With the heavy anchors cleared, Gecko Out Level 915 opens up considerably. Move the orange-green gang next by routing the green head to the right and around the walls to the green exit hole. The orange head will tail behind. This move might take another thirty seconds and frees up the right side of the board. Then tackle the yellow gecko in the lower-middle; it's a solo gecko and moves quickly. Drag its head to its nearby yellow exit hole with a simple, direct path. Now move the lime gecko. Route its head upward along the left side and around the upper wall to the lime exit hole in the upper-left area. This should be straightforward since you've already cleared the magenta pair. Finally, handle the dark blue gecko on the right side. Drag its head through the remaining open corridor to the dark blue exit hole. The orange gecko solo should be nearly the last gecko standing; move it directly to its exit hole on the lower-left.

End-Game: Manage Time and Avoid Last-Minute Collapses

By the time you reach Gecko Out Level 915's final minute, you should have five or six geckos already exited. The remaining geckos (usually the solo ones you held back) should have clear, unobstructed paths. Don't hesitate—drag each remaining gecko head in a smooth, confident motion to its exit hole. Watch your timer carefully; if you're below thirty seconds and still have two geckos on the board, move faster and trust your earlier planning. The worst mistake here is second-guessing your path and restarting a drag midway through. If you've followed the opening and mid-game sequence, the final geckos will slide out cleanly. If you're dangerously low on time and one gecko is still stuck, use a time booster at this point—not earlier—to buy yourself the final ten or fifteen seconds you need to resolve the last exit.


Why This Path Order Works in Gecko Out Level 915

How Head-Drag Pathing and Body Following Untangle the Knot

The strategy for Gecko Out Level 915 works because it respects the game's fundamental rule: the body follows the head's path exactly. By moving the longest and most physically constraining geckos first (the cyan-purple gang and the red gecko), you prevent their bodies from becoming permanent walls that trap other geckos later. Every other gecko you move after that enjoys more open space and fewer collisions. Contrast this with moving the lime gecko first—you'd be occupying grid squares in the left side of the board that the magenta gang also needs. By the time magenta tries to exit, lime is in the way, and you can't unstick them without restarting. The order isn't arbitrary; it's a cascade of logical dependencies.

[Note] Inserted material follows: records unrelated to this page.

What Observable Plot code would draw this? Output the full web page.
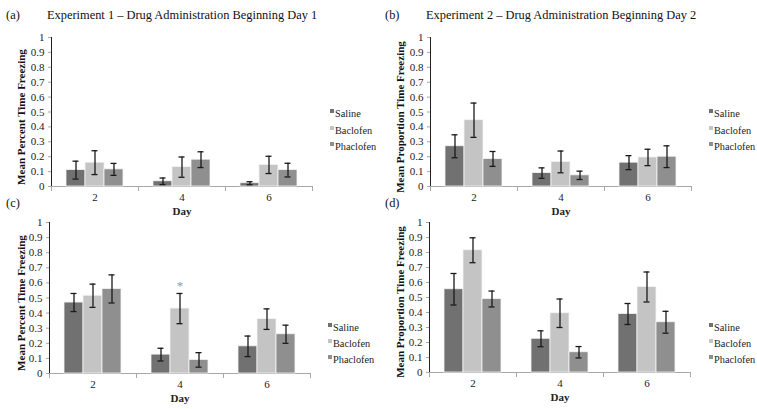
<!DOCTYPE html>
<html>
<head>
<meta charset="utf-8">
<script src="https://cdn.jsdelivr.net/npm/d3@7"></script>
<script src="https://cdn.jsdelivr.net/npm/@observablehq/plot@0.6"></script>
<style>
  body { margin: 0; background: #fff; }
  #root { position: relative; width: 757px; height: 409px; overflow: hidden; font-family: "Liberation Serif", "Times New Roman", serif; }
  .abs { position: absolute; }
  .title { font-size: 12.4px; color: #111; white-space: nowrap; line-height: 14px; }
  .leg { font-size: 10.3px; color: #222; white-space: nowrap; line-height: 12px; }
  .sw { display: inline-block; width: 4px; height: 4px; margin-right: 1px; vertical-align: 4px; }
  .ylab { font-size: 11px; font-weight: bold; color: #111; white-space: nowrap; line-height: 12px; text-align: center; width: 180px; transform: rotate(-90deg); }
  svg [aria-label="fx-axis label"] text { font-weight: bold; }
  svg [aria-label="y-axis tick"] path { stroke: #a8a8a8; }
</style>
</head>
<body>
<div id="root"></div>
<script>
// ---- data ----
const days = ["2", "4", "6"];
const drugs = ["Saline", "Baclofen", "Phaclofen"];
const colors = ["#717171", "#c4c4c4", "#8f8f8f"];
const yTicks = [0, 0.1, 0.2, 0.3, 0.4, 0.5, 0.6, 0.7, 0.8, 0.9, 1];

const titles = ["Experiment 1 \u2013 Drug Administration Beginning Day 1", "Experiment 2 \u2013 Drug Administration Beginning Day 2"];
const panelTags = ["(a)", "(b)", "(c)", "(d)"];
const yLabels = ["Mean Percent Time Freezing", "Mean Proportion Time Freezing", "Mean Percent Time Freezing", "Mean Proportion Time Freezing"];
const xLabel = "Day";

// means: rows = drugs (Saline, Baclofen, Phaclofen), columns = days (2, 4, 6)
const aMean = [[0.11, 0.035, 0.022], [0.16, 0.13, 0.145], [0.115, 0.18, 0.11]];
const aErr  = [[0.06, 0.022, 0.01], [0.08, 0.068, 0.058], [0.04, 0.053, 0.046]];
const bMean = [[0.27, 0.09, 0.16], [0.445, 0.165, 0.195], [0.185, 0.075, 0.20]];
const bErr  = [[0.077, 0.035, 0.047], [0.115, 0.073, 0.055], [0.05, 0.028, 0.073]];
const cMean = [[0.47, 0.125, 0.18], [0.515, 0.43, 0.36], [0.56, 0.09, 0.26]];
const cErr  = [[0.06, 0.042, 0.068], [0.077, 0.10, 0.068], [0.093, 0.048, 0.06]];
const dMean = [[0.555, 0.225, 0.39], [0.815, 0.395, 0.57], [0.49, 0.135, 0.335]];
const dErr  = [[0.105, 0.053, 0.07], [0.083, 0.095, 0.10], [0.053, 0.038, 0.073]];
const cMarks = [{day: "4", drug: "Baclofen", y: 0.58, text: "*"}];

// ---- helpers ----
function rows(mean, err) {
  const r = [];
  days.forEach((d, i) => drugs.forEach((g, j) => r.push({
    day: d, drug: g, mean: mean[j][i], lo: mean[j][i] - err[j][i], hi: mean[j][i] + err[j][i]
  })));
  return r;
}

const root = document.getElementById("root");
function place(el, left, top) {
  el.classList.add("abs");
  el.style.left = left + "px";
  el.style.top = top + "px";
  root.appendChild(el);
  return el;
}
function textDiv(cls, txt, left, top) {
  const d = document.createElement("div");
  d.className = cls;
  d.textContent = txt;
  return place(d, left, top);
}

function panel(p) {
  const data = rows(p.mean, p.err);
  const plotH = p.y0 - p.y1;
  const marks = [
    Plot.frame({anchor: "left", stroke: "#a8a8a8", insetTop: plotH, insetBottom: -4}),
    Plot.frame({anchor: "right", stroke: "#a8a8a8", insetTop: plotH, insetBottom: -4}),
    Plot.ruleY([0], {stroke: "#a8a8a8"}),
    Plot.barY(data, {fx: "day", x: "drug", y: "mean", fill: "drug", stroke: "#f4f4f4", strokeWidth: 0.8}),
    Plot.ruleX(data, {fx: "day", x: "drug", y1: "lo", y2: "hi", stroke: "#1a1a1a", strokeWidth: 1.3}),
    Plot.tickY(data, {fx: "day", x: "drug", y: "lo", stroke: "#1a1a1a", strokeWidth: 1.3, insetLeft: 6.5, insetRight: 6.5}),
    Plot.tickY(data, {fx: "day", x: "drug", y: "hi", stroke: "#1a1a1a", strokeWidth: 1.3, insetLeft: 6.5, insetRight: 6.5})
  ];
  if (p.notes) marks.push(Plot.text(p.notes, {fx: "day", x: "drug", y: "y", text: "text", fill: "#999999", fontSize: 13}));
  const svg = Plot.plot({
    width: p.width, height: p.height,
    marginLeft: p.ml, marginRight: p.mr, marginTop: p.mt, marginBottom: p.height - p.mt - plotH,
    style: {fontFamily: '"Liberation Serif", "Times New Roman", serif', fontSize: "11px", background: "none", color: "#222", overflow: "visible"},
    fx: {domain: days, padding: 0, tickSize: 0, tickPadding: 7, label: xLabel, labelAnchor: "center", labelOffset: 28},
    x: {domain: drugs, paddingInner: 0, paddingOuter: 0.71, axis: null},
    y: {domain: [0, 1], ticks: yTicks, tickSize: 3, tickPadding: 4, tickFormat: d => String(+d.toFixed(1)),
        label: null, line: true},
    color: {domain: drugs, range: colors},
    marks
  });
  place(svg, p.left, p.top);
  // rotated y label (HTML)
  textDiv("ylab", p.ylab, p.left + p.ylx - 90, (p.y0 + p.y1) / 2 + 5 - 6);
  // legend
  drugs.forEach((g, j) => {
    const row = document.createElement("div");
    row.className = "leg";
    const sw = document.createElement("span");
    sw.className = "sw";
    sw.style.background = colors[j];
    row.appendChild(sw);
    row.appendChild(document.createTextNode(g));
    place(row, p.legX, p.legY[j] - 6);
  });
}

// ---- panels ----
panel({mean: aMean, err: aErr, ylab: yLabels[0], left: 0, top: 28, width: 318, height: 190, ml: 50, mr: 6, mt: 9, y1: 37, y0: 186, ylx: 21, legX: 330, legY: [114, 131, 147]});
panel({mean: bMean, err: bErr, ylab: yLabels[1], left: 378, top: 28, width: 319, height: 190, ml: 51, mr: 6, mt: 9, y1: 37, y0: 186, ylx: 22, legX: 709, legY: [114, 131, 147]});
panel({mean: cMean, err: cErr, ylab: yLabels[2], left: 0, top: 213, width: 316, height: 192, ml: 49, mr: 6, mt: 9, y1: 222, y0: 373, ylx: 21, legX: 328, legY: [328, 344, 360], notes: cMarks});
panel({mean: dMean, err: dErr, ylab: yLabels[3], left: 378, top: 213, width: 319, height: 192, ml: 50, mr: 6, mt: 9, y1: 222, y0: 372, ylx: 22, legX: 709, legY: [328, 344, 360]});

// ---- titles ----
textDiv("title", panelTags[0], 6, 8);
textDiv("title", titles[0], 47, 8);
textDiv("title", panelTags[1], 385, 8);
textDiv("title", titles[1], 426, 8);
textDiv("title", panelTags[2], 6, 196);
textDiv("title", panelTags[3], 385, 196);
</script>
</body>
</html>
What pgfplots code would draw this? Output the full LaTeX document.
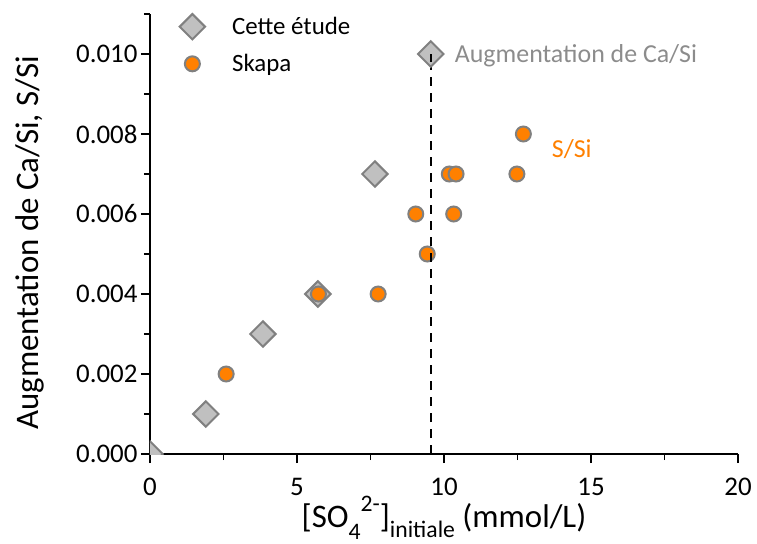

Clear the dependencies first, and the rest flows naturally.

Balancing Speed and Deliberation

Gecko Out Level 915's timer is tight, but it's not a sprint-and-panic scenario if you have a plan. Spend the first ten seconds looking at the board and mentally tracing the two or three geckos you'll move first. This isn't overthinking; it's templating. Once you commit to a move, drag smoothly and confidently. Don't pause mid-drag to reconsider unless you realize you're about to hit a wall or another gecko—then stop, rewind, and re-drag. Most of your two-minute timer will be execution, not deliberation. The geckos themselves move at a fixed speed, so rushing doesn't save time; it just increases the chance of a collision. Instead, move purposefully and trust that your opening and mid-game sequence created enough buffer to finish the last geckos comfortably within the time limit.

Booster Strategy: When They're Helpful

For most players, Gecko Out Level 915 does not require boosters if you follow the recommended sequence. However, if you're running low on time in the final thirty seconds and have only one gecko left to route out, an extra-time booster is a sensible safety net. Don't use it preemptively—only activate it if the timer drops below forty-five seconds and you still have multiple geckos on the board. A hint booster is useful on your first or second attempt if you're completely lost, but once you understand the cyan-purple and red gecko priorities, you won't need hints. Skip the hammer booster entirely; there are no truly frozen exits or destructible walls blocking your planned paths on this level.


Mistakes, Fixes, and Logic You Can Reuse in Other Gecko Out Levels

Common Mistakes on Gecko Out Level 915

Mistake 1: Moving the lime gecko first. It looks isolated, but it blocks the magenta pair's exit. Fix: Always audit which geckos share corridors before moving any gecko. Mistake 2: Underestimating the red gecko's length. Players often try to move the red gecko last, only to realize its body occupies critical lanes for the final moves. Fix: Route the red gecko early—it's long, so treat it like an anchor. Mistake 3: Dragging geckos too fast and hitting walls. Speed doesn't matter if you're hitting obstacles. Fix: Drag at a moderate pace and trust that the timer is forgiving if your sequence is sound. Mistake 4: Not parking solo geckos safely. You might move the yellow gecko and leave its body in a corridor, forgetting that orange needs to pass through. Fix: Always move solo geckos to their exit holes immediately; don't park them mid-board. Mistake 5: Panicking when the timer drops below one minute. If you've cleared three or four geckos, you're on pace. Fix: Keep breathing and execute the remaining moves methodically—panic-dragging causes collisions.

Transferable Lessons for Similar Levels

The playbook you use on Gecko Out Level 915 applies directly to any level with gang geckos and tight corridors. The rule is simple: identify your longest or most constraining gecko units, clear them first, and watch the rest of the puzzle simplify. On levels with frozen exits, use the same logic—route the gecko to the frozen exit early so its body doesn't accumulate ice effects that worsen later. On levels with toll gates (where geckos lose time or health passing through), always calculate whether the toll is worth the shortcut or if a longer, toll-free route is faster overall. Finally, on any level where geckos share corridors, spend thirty seconds planning your exit sequence before moving any gecko. This habit—template first, execute second—is the foundation of consistent success in Gecko Out puzzles.

Final Encouragement

Gecko Out Level 915 is genuinely one of the trickier mid-game levels, and if you've been struggling with it, you're not alone. The puzzle's complexity comes from its elegant cruelty—there's always a solution, but finding it requires thinking about the board holistically instead of solving for one gecko at a time. Once you nail the cyan-purple, red, and magenta sequence and trust that the smaller geckos will slot in cleanly afterward, you'll beat Gecko Out Level 915 with time to spare. And when you do, you'll have unlocked a problem-solving skill that carries you through every gang-gecko and corridor-choke level that follows. You've got this.